Ich beobachte, wie die Predigt Wirkung zeigt und bewundere die tröstende Rhetorik des Kirchenmannes. Nicht schlecht, denke ich, auch wenn damit letztlich nichts beantwortet ist. Aber vielleicht hat der Pastor Recht, und es gibt eben auf manches keine befriedigende Antwort. Basti hatte eine sehr überschaubare Jugendstrafe vor sich. Er hatte eine Freundin, eine Familie, die zu ihm stand.
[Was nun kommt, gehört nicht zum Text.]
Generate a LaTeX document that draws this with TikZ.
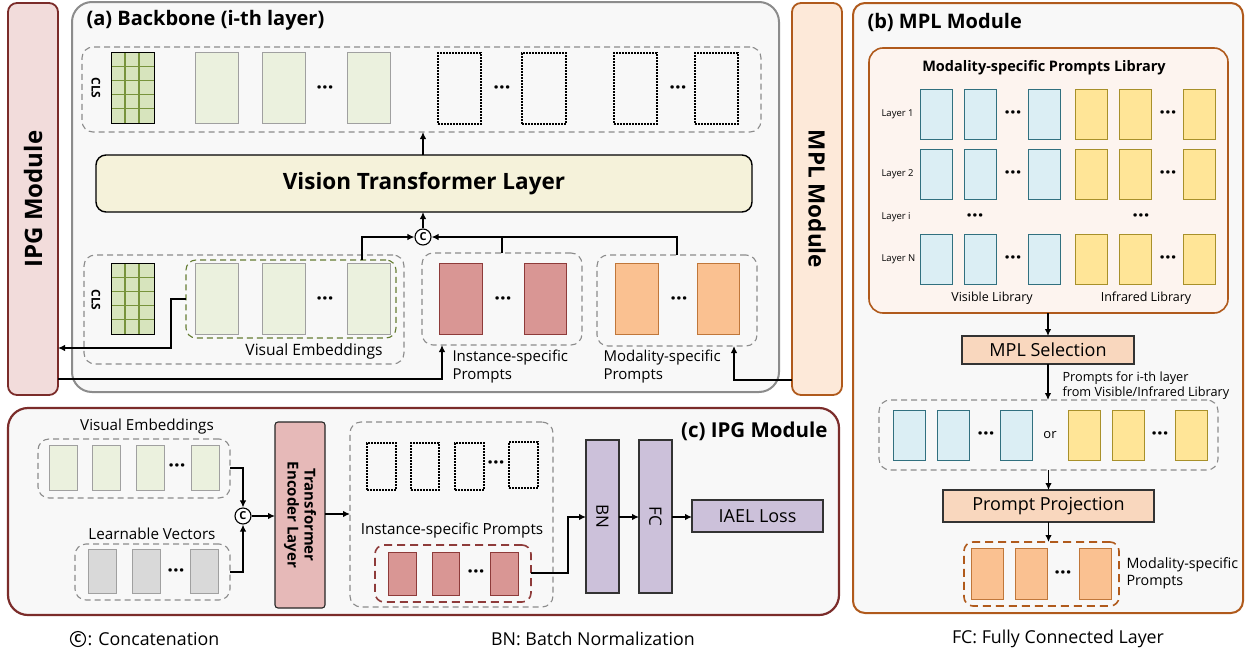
\documentclass[tikz,border=0pt]{standalone}
\usepackage{fontspec}
\setmainfont{Open Sans}
\usetikzlibrary{fit,arrows.meta,calc}
\definecolor{panel}{HTML}{F8F8F8}
\definecolor{bbord}{HTML}{8C8C8C}
\definecolor{ipgfill}{HTML}{F2DCDB}
\definecolor{ipgline}{HTML}{7B2C2A}
\definecolor{mplfill}{HTML}{FDE9D9}
\definecolor{mplline}{HTML}{B05A1C}
\definecolor{libfill}{HTML}{FDF4EF}
\definecolor{gfill}{HTML}{EBF1DE}
\definecolor{clsfill}{HTML}{D7E4BD}
\definecolor{clsline}{HTML}{77933C}
\definecolor{vtlfill}{HTML}{F5F2DA}
\definecolor{rfill}{HTML}{D99694}
\definecolor{rline}{HTML}{8E3B3A}
\definecolor{ofill}{HTML}{FAC191}
\definecolor{oline}{HTML}{C0773A}
\definecolor{bfill}{HTML}{DBEEF4}
\definecolor{bline}{HTML}{31707F}
\definecolor{yfill}{HTML}{FFE597}
\definecolor{yline}{HTML}{A8902A}
\definecolor{selfill}{HTML}{F9D7BE}
\definecolor{telfill}{HTML}{E6B9B8}
\definecolor{pfill}{HTML}{CCC1DA}
\definecolor{vfill}{HTML}{D9D9D9}
\definecolor{boxgray}{HTML}{A0A0A0}
\tikzset{
  bx/.style={inner sep=0pt, outer sep=0pt, line width=1pt},
  gbox/.style={bx, draw=boxgray, fill=gfill},
  vbox/.style={bx, draw=boxgray, fill=vfill},
  rbox/.style={bx, draw=rline, fill=rfill},
  obox/.style={bx, draw=oline, fill=ofill},
  bbox/.style={bx, draw=bline, fill=bfill},
  ybox/.style={bx, draw=yline, fill=yfill},
  dotbox/.style={bx, draw=black, line width=1.4pt, dash pattern=on 1.6pt off 1.4pt},
  clsbox/.style={bx, draw=black, fill=clsfill},
  dgroup/.style={bx, draw=bbord, line width=1.1pt, dash pattern=on 6pt off 4pt, rounded corners=11pt},
  ggroup/.style={bx, draw=clsline!85!black, line width=1.1pt, dash pattern=on 6pt off 4pt, rounded corners=10pt},
  rgroup/.style={bx, draw=rline, line width=1.6pt, dash pattern=on 8pt off 5pt, rounded corners=9pt},
  ogroup/.style={bx, draw=mplline, line width=1.6pt, dash pattern=on 8pt off 5pt, rounded corners=9pt},
  dots/.style={inner sep=0pt, yshift=-2pt, font=\bfseries\fontsize{20}{20}\selectfont},
  ln/.style={line width=1.3pt, draw=black},
  arr/.style={ln, -{Latex[length=7pt,width=6.5pt]}},
  cat/.style={circle, draw=black, line width=1.1pt, fill=white, inner sep=0pt, minimum size=16pt,
     font=\bfseries\fontsize{11}{11}\selectfont},
  plainbox/.style={bx, draw=black!80, line width=1.1pt},
}
\begin{document}
\begin{tikzpicture}[x=1pt,y=-1pt]
\useasboundingbox (0,0) rectangle (1253,656);

% ---------------- (a) Backbone ----------------
\node[bx, draw=bbord, line width=2pt, fill=panel, rounded corners=20pt, fit={(72,2)(779,392)}] (A) {};
\node[anchor=west, font=\bfseries\fontsize{20}{20}\selectfont] (ta) at (83,20) {(a) Backbone (i-th layer)};

% IPG bar
\node[bx, draw=ipgline, line width=1.8pt, fill=ipgfill, rounded corners=9pt, fit={(8,3)(58,395)}] (ipg) {};
\node[rotate=90, font=\bfseries\fontsize{24}{24}\selectfont] (ipgt) at (ipg.center) {IPG Module};
% MPL bar
\node[bx, draw=mplline, line width=1.8pt, fill=mplfill, rounded corners=9pt, fit={(792,3)(842,395)}] (mplb) {};
\node[rotate=-90, font=\bfseries\fontsize{22.5}{22.5}\selectfont] (mplt) at (mplb.center) {MPL Module};

% top row
\node[dgroup, fit={(82,47)(761,132)}] (topg) {};
\node[clsbox, fit={(111,52)(154,123)}] (cls1) {};
\foreach \xx in {125,139} \draw[clsline, line width=1.2pt] (\xx,52) -- (\xx,123);
\foreach \yy in {66.2,80.4,94.6,108.8} \draw[clsline, line width=1.2pt] (111,\yy) -- (154,\yy);
\draw[black, line width=1pt] (cls1.north west) rectangle (cls1.south east);
\node[rotate=-90, font=\bfseries\fontsize{12}{12}\selectfont] (clst1) at (96,88) {CLS};
\node[gbox, fit={(195,52)(238,123)}] (t1) {};
\node[gbox, fit={(262,52)(305,123)}] (t2) {};
\node[dots] (td1) at (325,88) {···};
\node[gbox, fit={(347,52)(390,123)}] (t3) {};
\node[dotbox, fit={(438,53)(481,124)}] (t4) {};
\node[dots] (td2) at (502,88) {···};
\node[dotbox, fit={(522,53)(566,124)}] (t5) {};
\node[dotbox, fit={(614,53)(657,124)}] (t6) {};
\node[dots] (td3) at (678,88) {···};
\node[dotbox, fit={(695,53)(738,124)}] (t7) {};

% ViT layer
\node[bx, draw=black, line width=1.4pt, fill=vtlfill, rounded corners=10pt, fit={(96,155)(752,212)}] (vtl) {};
\node[font=\bfseries\fontsize{22.5}{22.5}\selectfont] (vtlt) at (vtl.center) {Vision Transformer Layer};

% bottom row
\node[dgroup, fit={(84,255)(404,364)}] (botg) {};
\node[ggroup, fit={(186,260)(396,338)}] (veg) {};
\node[clsbox, fit={(111,263)(154,334)}] (cls2) {};
\foreach \xx in {125,139} \draw[clsline, line width=1.2pt] (\xx,263) -- (\xx,334);
\foreach \yy in {277.2,291.4,305.6,319.8} \draw[clsline, line width=1.2pt] (111,\yy) -- (154,\yy);
\draw[black, line width=1pt] (cls2.north west) rectangle (cls2.south east);
\node[rotate=-90, font=\bfseries\fontsize{12}{12}\selectfont] (clst2) at (96,300) {CLS};
\node[gbox, fit={(195,263)(238,334)}] (b1) {};
\node[gbox, fit={(262,263)(305,334)}] (b2) {};
\node[dots] (bd1) at (325,299) {···};
\node[gbox, fit={(347,263)(390,334)}] (b3) {};
\node[font=\fontsize{15.6}{15.6}\selectfont] (vet) at (314,351) {Visual Embeddings};

\node[dgroup, fit={(422,253)(582,345)}] (isp) {};
\node[rbox, fit={(439,263)(482,334)}] (r1) {};
\node[dots] (rd1) at (503,299) {···};
\node[rbox, fit={(524,263)(566,334)}] (r2) {};
\node[anchor=north west, align=left, font=\fontsize{15}{18}\selectfont] (ispt) at (449,346) {Instance-specific\\Prompts};

\node[dgroup, fit={(597,255)(757,346)}] (msp) {};
\node[obox, fit={(615,263)(658,334)}] (o1) {};
\node[dots] (od1) at (679,299) {···};
\node[obox, fit={(697,263)(739,334)}] (o2) {};
\node[anchor=north west, align=left, font=\fontsize{15}{18}\selectfont] (mspt) at (600,346) {Modality-specific\\Prompts};

% concatenation and connectors
\node[cat] (cc) at (423,237) {C};
\draw[arr] (vtl.north -| cc) -- (topg.south -| cc);
\draw[arr] (cc) -- (vtl.south -| cc);
\draw[arr] (veg.north -| 362,0) |- (cc);
\draw[ln] (msp.north -| 677,0) |- (502,237);
\draw[arr] (isp.north -| 502,0) |- (cc);
\draw[arr] (veg.west) -- (171,299) |- (ipg.east |- 0,348);
\draw[arr] (ipg.east |- 0,379) -| (isp.south -| 442,0);
\draw[arr] (mplb.west |- 0,380) -| (msp.south -| 734,0);

% ---------------- (b) MPL Module ----------------
\node[bx, draw=mplline, line width=2pt, fill=panel, rounded corners=12pt, fit={(853,3)(1243,613)}] (B) {};
\node[anchor=west, font=\bfseries\fontsize{20}{20}\selectfont] (tb) at (864,22) {(b) MPL Module};
\node[bx, draw=mplline, line width=1.6pt, fill=libfill, rounded corners=14pt, fit={(869,48)(1228,313)}] (lib) {};
\node[font=\bfseries\fontsize{14.5}{14.5}\selectfont] (libt) at (1044,68) {Modality-specific Prompts Library};
\foreach \nm/\ya/\yb/\lab in {l1/89/139/Layer 1, l2/149/199/Layer 2, lN/234/284/Layer N}{
  \node[anchor=west, font=\fontsize{9.5}{9.5}\selectfont] (\nm t) at (878,{(\ya+\yb)/2}) {\lab};
  \node[bbox, fit={(920,\ya)(952,\yb)}] (\nm b1) {};
  \node[bbox, fit={(964,\ya)(996,\yb)}] (\nm b2) {};
  \node[dots] (\nm bd) at (1013,{(\ya+\yb)/2-1}) {···};
  \node[bbox, fit={(1028,\ya)(1060,\yb)}] (\nm b3) {};
  \node[ybox, fit={(1075,\ya)(1107,\yb)}] (\nm y1) {};
  \node[ybox, fit={(1119,\ya)(1151,\yb)}] (\nm y2) {};
  \node[dots] (\nm yd) at (1168,{(\ya+\yb)/2-1}) {···};
  \node[ybox, fit={(1183,\ya)(1215,\yb)}] (\nm y3) {};
}
\node[anchor=west, font=\fontsize{9.5}{9.5}\selectfont] (lit) at (878,217) {Layer i};
\node[dots] (lid1) at (975,216) {···};
\node[dots] (lid2) at (1141,216) {···};
\node[font=\fontsize{12.5}{12.5}\selectfont] (visl) at (992,298) {Visible Library};
\node[font=\fontsize{12.5}{12.5}\selectfont] (irl) at (1146,298) {Infrared Library};

\node[plainbox, fill=selfill, fit={(962,336)(1134,364)}] (sel) {};
\node[font=\fontsize{18}{18}\selectfont] (selt) at (sel.center) {MPL Selection};
\draw[arr] (lib.south -| sel) -- (sel.north);

\node[dgroup, fit={(879,400)(1218,470)}] (selg) {};
\draw[arr] (sel.south) -- (selg.north -| sel);
\node[anchor=north west, align=left, font=\fontsize{12.7}{15}\selectfont] (selnote) at (1059,368) {Prompts for i-th layer\\from Visible/Infrared Library};
\node[bbox, fit={(893,410)(925,460)}] (s1) {};
\node[bbox, fit={(937,410)(969,460)}] (s2) {};
\node[dots] (sd1) at (986,434) {···};
\node[bbox, fit={(1000,410)(1032,460)}] (s3) {};
\node[font=\fontsize{13}{13}\selectfont] (ort) at (1050,435) {or};
\node[ybox, fit={(1068,410)(1100,460)}] (s4) {};
\node[ybox, fit={(1112,410)(1144,460)}] (s5) {};
\node[dots] (sd2) at (1160,434) {···};
\node[ybox, fit={(1175,410)(1207,460)}] (s6) {};

\node[plainbox, fill=selfill, fit={(943,490)(1154,522)}] (pp) {};
\node[font=\fontsize{18}{18}\selectfont] (ppt) at (pp.center) {Prompt Projection};
\draw[arr] (selg.south -| pp) -- (pp.north);

\node[ogroup, fit={(964,542)(1119,606)}] (og) {};
\draw[arr] (pp.south) -- (og.north -| pp);
\node[obox, fit={(971,548)(1003,599)}] (p1) {};
\node[obox, fit={(1015,548)(1047,599)}] (p2) {};
\node[dots] (pd1) at (1063,573) {···};
\node[obox, fit={(1079,548)(1111,599)}] (p3) {};
\node[anchor=north west, align=left, font=\fontsize{14.3}{17}\selectfont] (ogt) at (1123,554) {Modality-specific\\Prompts};

% ---------------- (c) IPG Module ----------------
\node[bx, draw=ipgline, line width=2.2pt, fill=panel, rounded corners=20pt, fit={(8,408)(839,615)}] (Cp) {};
\node[anchor=east, font=\bfseries\fontsize{20.5}{20.5}\selectfont] (tc) at (831,431) {(c) IPG Module};

\node[font=\fontsize{15.2}{15.2}\selectfont] (vet2) at (147,427) {Visual Embeddings};
\node[dgroup, fit={(38,439)(230,498)}] (veg2) {};
\node[gbox, fit={(49,445)(77,490)}] (c1) {};
\node[gbox, fit={(92,445)(120,490)}] (c2) {};
\node[gbox, fit={(136,445)(164,490)}] (c3) {};
\node[dots] (cd1) at (177,466) {···};
\node[gbox, fit={(191,445)(219,490)}] (c4) {};

\node[font=\fontsize{15.2}{15.2}\selectfont] (lvt) at (152,534) {Learnable Vectors};
\node[dgroup, fit={(75,544)(230,600)}] (lvg) {};
\node[vbox, fit={(88,549)(116,593)}] (v1) {};
\node[vbox, fit={(132,549)(160,593)}] (v2) {};
\node[dots] (vd1) at (176,571) {···};
\node[vbox, fit={(190,549)(218,593)}] (v3) {};

\node[cat] (cc2) at (243,516) {C};
\draw[arr] (veg2.east |- 0,468) -| (cc2.north);
\draw[arr] (lvg.east |- 0,572) -| (cc2.south);

\node[bx, draw=black!85, line width=1.1pt, fill=telfill, rounded corners=3pt, fit={(275,422)(325,608)}] (tel) {};
\node[rotate=-90, align=center, font=\bfseries\fontsize{15}{17}\selectfont] (telt) at (tel.center) {Transformer\\Encoder Layer};
\draw[arr] (cc2) -- (tel.west |- cc2);

\node[dgroup, fit={(350,422)(553,607)}] (ipgg) {};
\draw[arr] (tel.east |- 0,514) -- (ipgg.west |- 0,514);
\node[dotbox, fit={(367,443)(396,490)}] (e1) {};
\node[dotbox, fit={(411,443)(439,490)}] (e2) {};
\node[dotbox, fit={(455,443)(484,490)}] (e3) {};
\node[dots] (ed1) at (496,463) {···};
\node[dotbox, fit={(509,442)(538,488)}] (e4) {};
\node[font=\fontsize{15.3}{15.3}\selectfont] (ispt2) at (452,530) {Instance-specific Prompts};
\node[rgroup, fit={(375,545)(531,602)}] (rg) {};
\node[rbox, fit={(388,552)(416,595)}] (q1) {};
\node[rbox, fit={(432,552)(459,595)}] (q2) {};
\node[dots] (qd1) at (476,572) {···};
\node[rbox, fit={(490,552)(518,595)}] (q3) {};

\node[plainbox, fill=pfill, fit={(586,440)(619,593)}] (bn) {};
\node[rotate=-90, font=\fontsize{17}{17}\selectfont] (bnt) at (bn.center) {BN};
\node[plainbox, fill=pfill, fit={(639,440)(672,593)}] (fc) {};
\node[rotate=-90, font=\fontsize{17}{17}\selectfont] (fct) at (fc.center) {FC};
\node[plainbox, fill=pfill, fit={(692,500)(823,532)}] (iael) {};
\node[font=\fontsize{18}{18}\selectfont] (iaelt) at (iael.center) {IAEL Loss};

\draw[arr] (rg.east |- 0,573) -- (568,573) |- (bn.west |- 0,517);
\draw[arr] (bn.east |- 0,517) -- (fc.west |- 0,517);
\draw[arr] (fc.east |- 0,517) -- (iael.west |- 0,517);

% ---------------- footer ----------------
\node[cat, minimum size=15pt] (fcat) at (78,639) {C};
\node[anchor=west, font=\fontsize{17.8}{17.8}\selectfont] (fcatt) at (84,639) {: Concatenation};
\node[font=\fontsize{17.8}{17.8}\selectfont] (fbn) at (593,639) {BN: Batch Normalization};
\node[font=\fontsize{17.8}{17.8}\selectfont] (ffc) at (1058,639) {FC: Fully Connected Layer};
\end{tikzpicture}
\end{document}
Seine Freundin hatte mir erzählt, dass er sehr an dem Vater gehangen habe, dass er ungewaschene Kleidungsstücke des Vaters aufbewahrt hatte, an denen er immer wieder roch, um sich an den Vater zu erinnern. Was mag ihn geritten haben, dass er versuchte aus dem Jugendgefängnis auszubrechen und sich damit eine Sonderzelle einhandelte, in der er sich in den frühen Morgenstunden des 30.11.2012 mit seinem weißen Gürtel erhängte? Aber auch wenn es keine befriedigende Antwort gibt, ist die Frage, ob man Bastis Freitod hätte verhindern können, nicht müßig. Noch am Morgen seines Todes hatte er einen Besuch der Anstaltspsychologin erbeten, die ihn dann drei Stunden später tot in seiner Zelle fand. Die Anstalt wusste von einem vorangegangenen Selbsttötungsversuch im Gefängnis. Niemand scheint erkannt zu haben, wie sensibel Basti wohl offensichtlich war. Es ist leicht, die Schuld bei anderen zu suchen – ich weiß. Trotzdem, sein Tod sollte uns nachdenklich machen.